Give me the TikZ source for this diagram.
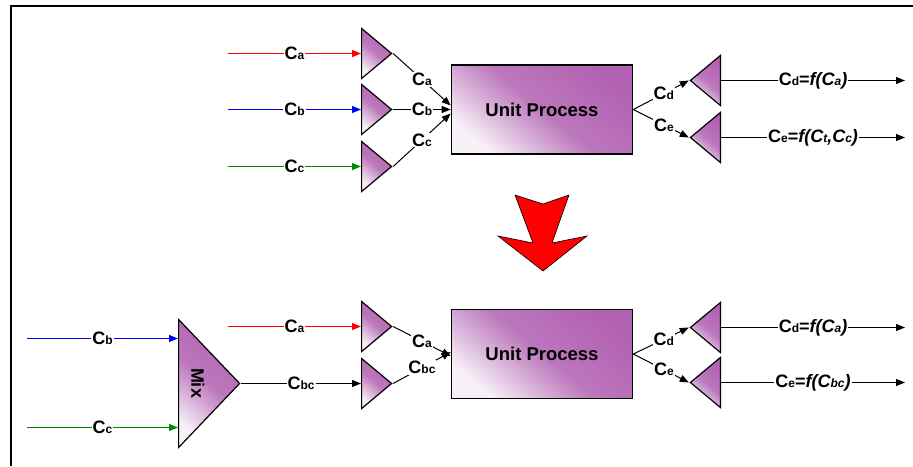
\documentclass[tikz,border=0pt]{standalone}
\usepackage{fontspec}
\setmainfont{Liberation Sans}
\usetikzlibrary{arrows.meta, shapes.geometric, positioning}
\definecolor{cpurple}{HTML}{B262B2}
\definecolor{clight}{HTML}{F7F0F7}
\definecolor{cred}{HTML}{FF0000}
\definecolor{cblue}{HTML}{0000FF}
\definecolor{cgreen}{HTML}{008C00}
\newcommand{\sub}[1]{{\fontsize{12}{12}\selectfont #1}}
\tikzset{
  every picture/.style={font=\bfseries, line width=1pt},
  shaded/.style={shading=axis, top color=cpurple, bottom color=clight, middle color=cpurple!85!clight, shading angle=-40},
  unit/.style={shaded, draw=black, line width=1.6pt, minimum width=181pt, minimum height=89pt, font=\fontsize{18.5}{20}\selectfont\bfseries},
  amp/.style={shaded, draw=black, line width=1.2pt, isosceles triangle, isosceles triangle stretches, minimum width=50pt, minimum height=30pt, inner sep=0pt},
  flow/.style={-{Triangle[length=9pt, width=7pt]}},
  feed/.style={flow, draw=#1},
  lbl/.style={fill=white, inner sep=1pt, font=\fontsize{18}{18}\selectfont\bfseries},
}

\begin{document}
\begin{tikzpicture}[x=1pt, y=-1pt]
  \useasboundingbox (0,0) rectangle (913,466);
  \draw[line width=2pt] (913,6) -- (11,6) -- (11,466);

  % ---- top: three separate feeds
  \node[unit] (up) at (542,109.5) {Unit Process};
  \node[amp, anchor=west] (ta) at (361,53.5)  {};
  \node[amp, anchor=west] (tb) at (361,109.5) {};
  \node[amp, anchor=west] (tc) at (361,166.5) {};
  \node[amp, shape border rotate=180, anchor=east] (td) at (721,80.5)  {};
  \node[amp, shape border rotate=180, anchor=east] (te) at (721,137.5) {};

  \coordinate (sa) at (228,53.5);
  \coordinate (sb) at (228,109.5);
  \coordinate (sc) at (228,166.5);
  \coordinate (ed) at (905,80.5);
  \coordinate (ee) at (905,137.5);

  \draw[feed=cred]   (sa) -- node[lbl] (la) {C\sub{a}} (ta.west);
  \draw[feed=cblue]  (sb) -- node[lbl] (lb) {C\sub{b}} (tb.west);
  \draw[feed=cgreen] (sc) -- node[lbl] (lc) {C\sub{c}} (tc.west);
  \draw[flow] (ta.apex) -- node[lbl] (ia) {C\sub{a}} ([yshift=4pt]up.west);
  \draw[flow] (tb.apex) -- node[lbl] (ib) {C\sub{b}} (tb.apex -| up.west);
  \draw[flow] (tc.apex) -- node[lbl] (ic) {C\sub{c}} ([yshift=-4pt]up.west);
  \draw[flow] (up.east) -- node[lbl, pos=0.55] (od) {C\sub{d}} (td.apex);
  \draw[flow] (up.east) -- node[lbl, pos=0.55] (oe) {C\sub{e}} (te.apex);
  \draw[flow] (td.east) -- node[lbl] (fd) {C\sub{d}=\textit{f(C\sub{a})}} (ed);
  \draw[flow] (te.east) -- node[lbl] (fe) {C\sub{e}=\textit{f(C\sub{t},C\sub{c})}} (ee);

  % ---- big red arrow
  \draw[fill=cred, line width=0.6pt, line join=miter]
    (515,195) -- (543,204) -- (569,195) -- (552,243) -- (587,236)
    -- (543,271) -- (498,236) -- (533,243) -- cycle;

  % ---- bottom: b and c mixed first
  \node[unit] (lo) at (542,354) {Unit Process};
  \node[amp, minimum width=128pt, minimum height=61pt, anchor=west] (mix) at (178,383.5) {};
  \node[font=\fontsize{18}{18}\selectfont\bfseries, rotate=-90] (mixt) at (198,383) {Mix};
  \node[amp, anchor=west] (ba)  at (361,326.5) {};
  \node[amp, anchor=west] (bbc) at (361,383.5) {};
  \node[amp, shape border rotate=180, anchor=east] (bd) at (721,327.5) {};
  \node[amp, shape border rotate=180, anchor=east] (be) at (721,382.5) {};

  \coordinate (xa) at (228,326.5);
  \coordinate (xb) at (27,338.5);
  \coordinate (xc) at (27,427.5);
  \coordinate (yd) at (905,327.5);
  \coordinate (ye) at (905,382.5);

  \draw[feed=cblue]  (xb) -- node[lbl] (mb) {C\sub{b}} (xb -| mix.west);
  \draw[feed=cgreen] (xc) -- node[lbl] (mc) {C\sub{c}} (xc -| mix.west);
  \draw[flow] (mix.apex) -- node[lbl] (mbc) {C\sub{bc}} (bbc.west);
  \draw[feed=cred] (xa) -- node[lbl] (na) {C\sub{a}} (ba.west);
  \draw[flow] (ba.apex)  -- node[lbl] (ja)  {C\sub{a}} ([yshift=-2pt]lo.west);
  \draw[flow] (bbc.apex) -- node[lbl] (jbc) {C\sub{bc}} ([yshift=2pt]lo.west);
  \draw[flow] (lo.east) -- node[lbl, pos=0.55] (pd) {C\sub{d}} (bd.apex);
  \draw[flow] (lo.east) -- node[lbl, pos=0.55] (pe) {C\sub{e}} (be.apex);
  \draw[flow] (bd.east) -- node[lbl] (gd) {C\sub{d}=\textit{f(C\sub{a})}} (yd);
  \draw[flow] (be.east) -- node[lbl] (ge) {C\sub{e}=\textit{f(C\sub{bc})}} (ye);
\end{tikzpicture}
\end{document}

- THE REQUEST:
The listing above needs to be output again exactly. Don't include the pictures.

- WRITTEN RESPONSE:
Give me the TikZ source for this diagram.
\documentclass[tikz,border=0pt]{standalone}
\usepackage{fontspec}
\setmainfont{Liberation Sans}
\usetikzlibrary{arrows.meta, shapes.geometric, positioning}
\definecolor{cpurple}{HTML}{B262B2}
\definecolor{clight}{HTML}{F7F0F7}
\definecolor{cred}{HTML}{FF0000}
\definecolor{cblue}{HTML}{0000FF}
\definecolor{cgreen}{HTML}{008C00}
\newcommand{\sub}[1]{{\fontsize{12}{12}\selectfont #1}}
\tikzset{
  every picture/.style={font=\bfseries, line width=1pt},
  shaded/.style={shading=axis, top color=cpurple, bottom color=clight, middle color=cpurple!85!clight, shading angle=-40},
  unit/.style={shaded, draw=black, line width=1.6pt, minimum width=181pt, minimum height=89pt, font=\fontsize{18.5}{20}\selectfont\bfseries},
  amp/.style={shaded, draw=black, line width=1.2pt, isosceles triangle, isosceles triangle stretches, minimum width=50pt, minimum height=30pt, inner sep=0pt},
  flow/.style={-{Triangle[length=9pt, width=7pt]}},
  feed/.style={flow, draw=#1},
  lbl/.style={fill=white, inner sep=1pt, font=\fontsize{18}{18}\selectfont\bfseries},
}

\begin{document}
\begin{tikzpicture}[x=1pt, y=-1pt]
  \useasboundingbox (0,0) rectangle (913,466);
  \draw[line width=2pt] (913,6) -- (11,6) -- (11,466);

  % ---- top: three separate feeds
  \node[unit] (up) at (542,109.5) {Unit Process};
  \node[amp, anchor=west] (ta) at (361,53.5)  {};
  \node[amp, anchor=west] (tb) at (361,109.5) {};
  \node[amp, anchor=west] (tc) at (361,166.5) {};
  \node[amp, shape border rotate=180, anchor=east] (td) at (721,80.5)  {};
  \node[amp, shape border rotate=180, anchor=east] (te) at (721,137.5) {};

  \coordinate (sa) at (228,53.5);
  \coordinate (sb) at (228,109.5);
  \coordinate (sc) at (228,166.5);
  \coordinate (ed) at (905,80.5);
  \coordinate (ee) at (905,137.5);

  \draw[feed=cred]   (sa) -- node[lbl] (la) {C\sub{a}} (ta.west);
  \draw[feed=cblue]  (sb) -- node[lbl] (lb) {C\sub{b}} (tb.west);
  \draw[feed=cgreen] (sc) -- node[lbl] (lc) {C\sub{c}} (tc.west);
  \draw[flow] (ta.apex) -- node[lbl] (ia) {C\sub{a}} ([yshift=4pt]up.west);
  \draw[flow] (tb.apex) -- node[lbl] (ib) {C\sub{b}} (tb.apex -| up.west);
  \draw[flow] (tc.apex) -- node[lbl] (ic) {C\sub{c}} ([yshift=-4pt]up.west);
  \draw[flow] (up.east) -- node[lbl, pos=0.55] (od) {C\sub{d}} (td.apex);
  \draw[flow] (up.east) -- node[lbl, pos=0.55] (oe) {C\sub{e}} (te.apex);
  \draw[flow] (td.east) -- node[lbl] (fd) {C\sub{d}=\textit{f(C\sub{a})}} (ed);
  \draw[flow] (te.east) -- node[lbl] (fe) {C\sub{e}=\textit{f(C\sub{t},C\sub{c})}} (ee);

  % ---- big red arrow
  \draw[fill=cred, line width=0.6pt, line join=miter]
    (515,195) -- (543,204) -- (569,195) -- (552,243) -- (587,236)
    -- (543,271) -- (498,236) -- (533,243) -- cycle;

  % ---- bottom: b and c mixed first
  \node[unit] (lo) at (542,354) {Unit Process};
  \node[amp, minimum width=128pt, minimum height=61pt, anchor=west] (mix) at (178,383.5) {};
  \node[font=\fontsize{18}{18}\selectfont\bfseries, rotate=-90] (mixt) at (198,383) {Mix};
  \node[amp, anchor=west] (ba)  at (361,326.5) {};
  \node[amp, anchor=west] (bbc) at (361,383.5) {};
  \node[amp, shape border rotate=180, anchor=east] (bd) at (721,327.5) {};
  \node[amp, shape border rotate=180, anchor=east] (be) at (721,382.5) {};

  \coordinate (xa) at (228,326.5);
  \coordinate (xb) at (27,338.5);
  \coordinate (xc) at (27,427.5);
  \coordinate (yd) at (905,327.5);
  \coordinate (ye) at (905,382.5);

  \draw[feed=cblue]  (xb) -- node[lbl] (mb) {C\sub{b}} (xb -| mix.west);
  \draw[feed=cgreen] (xc) -- node[lbl] (mc) {C\sub{c}} (xc -| mix.west);
  \draw[flow] (mix.apex) -- node[lbl] (mbc) {C\sub{bc}} (bbc.west);
  \draw[feed=cred] (xa) -- node[lbl] (na) {C\sub{a}} (ba.west);
  \draw[flow] (ba.apex)  -- node[lbl] (ja)  {C\sub{a}} ([yshift=-2pt]lo.west);
  \draw[flow] (bbc.apex) -- node[lbl] (jbc) {C\sub{bc}} ([yshift=2pt]lo.west);
  \draw[flow] (lo.east) -- node[lbl, pos=0.55] (pd) {C\sub{d}} (bd.apex);
  \draw[flow] (lo.east) -- node[lbl, pos=0.55] (pe) {C\sub{e}} (be.apex);
  \draw[flow] (bd.east) -- node[lbl] (gd) {C\sub{d}=\textit{f(C\sub{a})}} (yd);
  \draw[flow] (be.east) -- node[lbl] (ge) {C\sub{e}=\textit{f(C\sub{bc})}} (ye);
\end{tikzpicture}
\end{document}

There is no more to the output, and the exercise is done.